▶ _Written instruction_: Copy the data below exactly, omitting any picture it contains.

▶ _Information shown_:
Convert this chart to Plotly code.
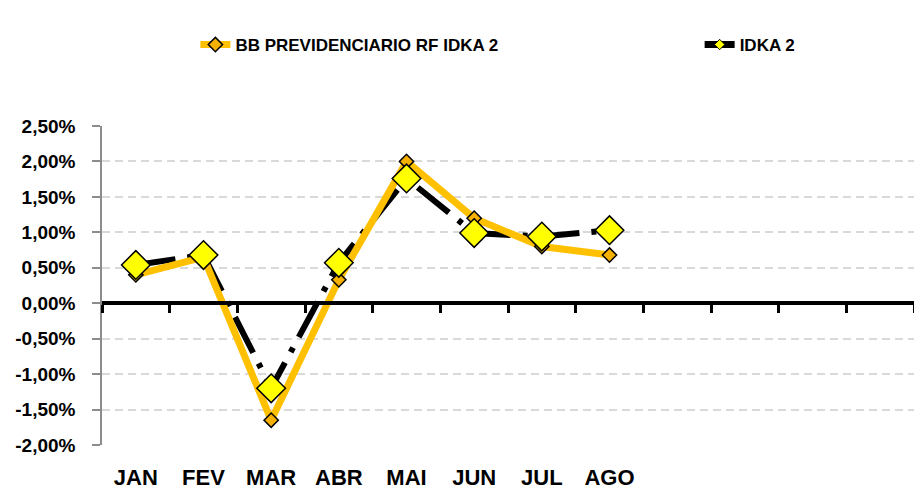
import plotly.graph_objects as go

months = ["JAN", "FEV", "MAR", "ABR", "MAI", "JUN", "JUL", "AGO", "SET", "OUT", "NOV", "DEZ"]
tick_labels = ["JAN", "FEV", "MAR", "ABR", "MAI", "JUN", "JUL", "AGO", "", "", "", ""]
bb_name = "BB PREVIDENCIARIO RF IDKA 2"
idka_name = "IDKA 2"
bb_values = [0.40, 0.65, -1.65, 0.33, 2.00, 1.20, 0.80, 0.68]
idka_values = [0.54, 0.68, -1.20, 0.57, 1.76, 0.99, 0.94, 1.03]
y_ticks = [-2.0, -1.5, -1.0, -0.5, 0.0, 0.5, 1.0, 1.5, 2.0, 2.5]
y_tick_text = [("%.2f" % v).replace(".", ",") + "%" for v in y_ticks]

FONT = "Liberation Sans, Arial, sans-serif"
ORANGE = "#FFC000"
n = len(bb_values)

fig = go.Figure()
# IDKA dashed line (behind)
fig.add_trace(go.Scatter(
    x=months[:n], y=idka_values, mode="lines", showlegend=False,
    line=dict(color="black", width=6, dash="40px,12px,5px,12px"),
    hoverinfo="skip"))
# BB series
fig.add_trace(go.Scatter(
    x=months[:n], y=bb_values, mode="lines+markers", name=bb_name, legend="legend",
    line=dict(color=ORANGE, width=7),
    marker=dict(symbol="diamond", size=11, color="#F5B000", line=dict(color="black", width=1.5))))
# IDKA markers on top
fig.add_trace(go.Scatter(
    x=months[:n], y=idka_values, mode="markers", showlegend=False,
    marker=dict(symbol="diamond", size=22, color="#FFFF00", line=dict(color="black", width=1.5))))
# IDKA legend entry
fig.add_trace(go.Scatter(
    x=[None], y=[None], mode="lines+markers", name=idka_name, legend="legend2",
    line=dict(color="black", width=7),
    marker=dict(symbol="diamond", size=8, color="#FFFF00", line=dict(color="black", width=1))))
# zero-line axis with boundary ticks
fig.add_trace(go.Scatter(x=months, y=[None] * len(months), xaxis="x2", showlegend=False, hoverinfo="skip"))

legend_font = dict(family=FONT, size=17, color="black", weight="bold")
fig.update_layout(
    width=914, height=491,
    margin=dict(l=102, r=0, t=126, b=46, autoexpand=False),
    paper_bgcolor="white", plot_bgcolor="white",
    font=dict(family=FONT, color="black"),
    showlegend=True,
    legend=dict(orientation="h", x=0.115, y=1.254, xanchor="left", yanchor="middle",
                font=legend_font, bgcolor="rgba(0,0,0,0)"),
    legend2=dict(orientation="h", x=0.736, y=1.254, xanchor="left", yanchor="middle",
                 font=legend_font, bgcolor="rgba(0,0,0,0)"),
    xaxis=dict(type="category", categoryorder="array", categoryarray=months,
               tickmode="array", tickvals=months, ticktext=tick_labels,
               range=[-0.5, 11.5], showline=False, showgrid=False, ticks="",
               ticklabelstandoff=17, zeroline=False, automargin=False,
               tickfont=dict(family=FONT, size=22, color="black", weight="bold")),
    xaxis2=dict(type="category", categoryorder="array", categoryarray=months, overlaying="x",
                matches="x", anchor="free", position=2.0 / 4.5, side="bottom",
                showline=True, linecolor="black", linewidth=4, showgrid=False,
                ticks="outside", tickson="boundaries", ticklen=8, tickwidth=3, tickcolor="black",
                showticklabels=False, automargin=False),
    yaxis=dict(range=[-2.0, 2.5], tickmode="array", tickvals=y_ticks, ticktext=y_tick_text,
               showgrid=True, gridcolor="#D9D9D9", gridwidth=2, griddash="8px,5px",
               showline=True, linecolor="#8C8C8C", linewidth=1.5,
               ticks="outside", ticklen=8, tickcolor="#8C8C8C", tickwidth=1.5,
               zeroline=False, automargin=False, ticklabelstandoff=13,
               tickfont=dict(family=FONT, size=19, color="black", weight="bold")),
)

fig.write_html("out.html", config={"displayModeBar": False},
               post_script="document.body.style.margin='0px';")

▶ _Output for this task_:
Convert this chart to Plotly code.
import plotly.graph_objects as go

months = ["JAN", "FEV", "MAR", "ABR", "MAI", "JUN", "JUL", "AGO", "SET", "OUT", "NOV", "DEZ"]
tick_labels = ["JAN", "FEV", "MAR", "ABR", "MAI", "JUN", "JUL", "AGO", "", "", "", ""]
bb_name = "BB PREVIDENCIARIO RF IDKA 2"
idka_name = "IDKA 2"
bb_values = [0.40, 0.65, -1.65, 0.33, 2.00, 1.20, 0.80, 0.68]
idka_values = [0.54, 0.68, -1.20, 0.57, 1.76, 0.99, 0.94, 1.03]
y_ticks = [-2.0, -1.5, -1.0, -0.5, 0.0, 0.5, 1.0, 1.5, 2.0, 2.5]
y_tick_text = [("%.2f" % v).replace(".", ",") + "%" for v in y_ticks]

FONT = "Liberation Sans, Arial, sans-serif"
ORANGE = "#FFC000"
n = len(bb_values)

fig = go.Figure()
# IDKA dashed line (behind)
fig.add_trace(go.Scatter(
    x=months[:n], y=idka_values, mode="lines", showlegend=False,
    line=dict(color="black", width=6, dash="40px,12px,5px,12px"),
    hoverinfo="skip"))
# BB series
fig.add_trace(go.Scatter(
    x=months[:n], y=bb_values, mode="lines+markers", name=bb_name, legend="legend",
    line=dict(color=ORANGE, width=7),
    marker=dict(symbol="diamond", size=11, color="#F5B000", line=dict(color="black", width=1.5))))
# IDKA markers on top
fig.add_trace(go.Scatter(
    x=months[:n], y=idka_values, mode="markers", showlegend=False,
    marker=dict(symbol="diamond", size=22, color="#FFFF00", line=dict(color="black", width=1.5))))
# IDKA legend entry
fig.add_trace(go.Scatter(
    x=[None], y=[None], mode="lines+markers", name=idka_name, legend="legend2",
    line=dict(color="black", width=7),
    marker=dict(symbol="diamond", size=8, color="#FFFF00", line=dict(color="black", width=1))))
# zero-line axis with boundary ticks
fig.add_trace(go.Scatter(x=months, y=[None] * len(months), xaxis="x2", showlegend=False, hoverinfo="skip"))

legend_font = dict(family=FONT, size=17, color="black", weight="bold")
fig.update_layout(
    width=914, height=491,
    margin=dict(l=102, r=0, t=126, b=46, autoexpand=False),
    paper_bgcolor="white", plot_bgcolor="white",
    font=dict(family=FONT, color="black"),
    showlegend=True,
    legend=dict(orientation="h", x=0.115, y=1.254, xanchor="left", yanchor="middle",
                font=legend_font, bgcolor="rgba(0,0,0,0)"),
    legend2=dict(orientation="h", x=0.736, y=1.254, xanchor="left", yanchor="middle",
                 font=legend_font, bgcolor="rgba(0,0,0,0)"),
    xaxis=dict(type="category", categoryorder="array", categoryarray=months,
               tickmode="array", tickvals=months, ticktext=tick_labels,
               range=[-0.5, 11.5], showline=False, showgrid=False, ticks="",
               ticklabelstandoff=17, zeroline=False, automargin=False,
               tickfont=dict(family=FONT, size=22, color="black", weight="bold")),
    xaxis2=dict(type="category", categoryorder="array", categoryarray=months, overlaying="x",
                matches="x", anchor="free", position=2.0 / 4.5, side="bottom",
                showline=True, linecolor="black", linewidth=4, showgrid=False,
                ticks="outside", tickson="boundaries", ticklen=8, tickwidth=3, tickcolor="black",
                showticklabels=False, automargin=False),
    yaxis=dict(range=[-2.0, 2.5], tickmode="array", tickvals=y_ticks, ticktext=y_tick_text,
               showgrid=True, gridcolor="#D9D9D9", gridwidth=2, griddash="8px,5px",
               showline=True, linecolor="#8C8C8C", linewidth=1.5,
               ticks="outside", ticklen=8, tickcolor="#8C8C8C", tickwidth=1.5,
               zeroline=False, automargin=False, ticklabelstandoff=13,
               tickfont=dict(family=FONT, size=19, color="black", weight="bold")),
)

fig.write_html("out.html", config={"displayModeBar": False},
               post_script="document.body.style.margin='0px';")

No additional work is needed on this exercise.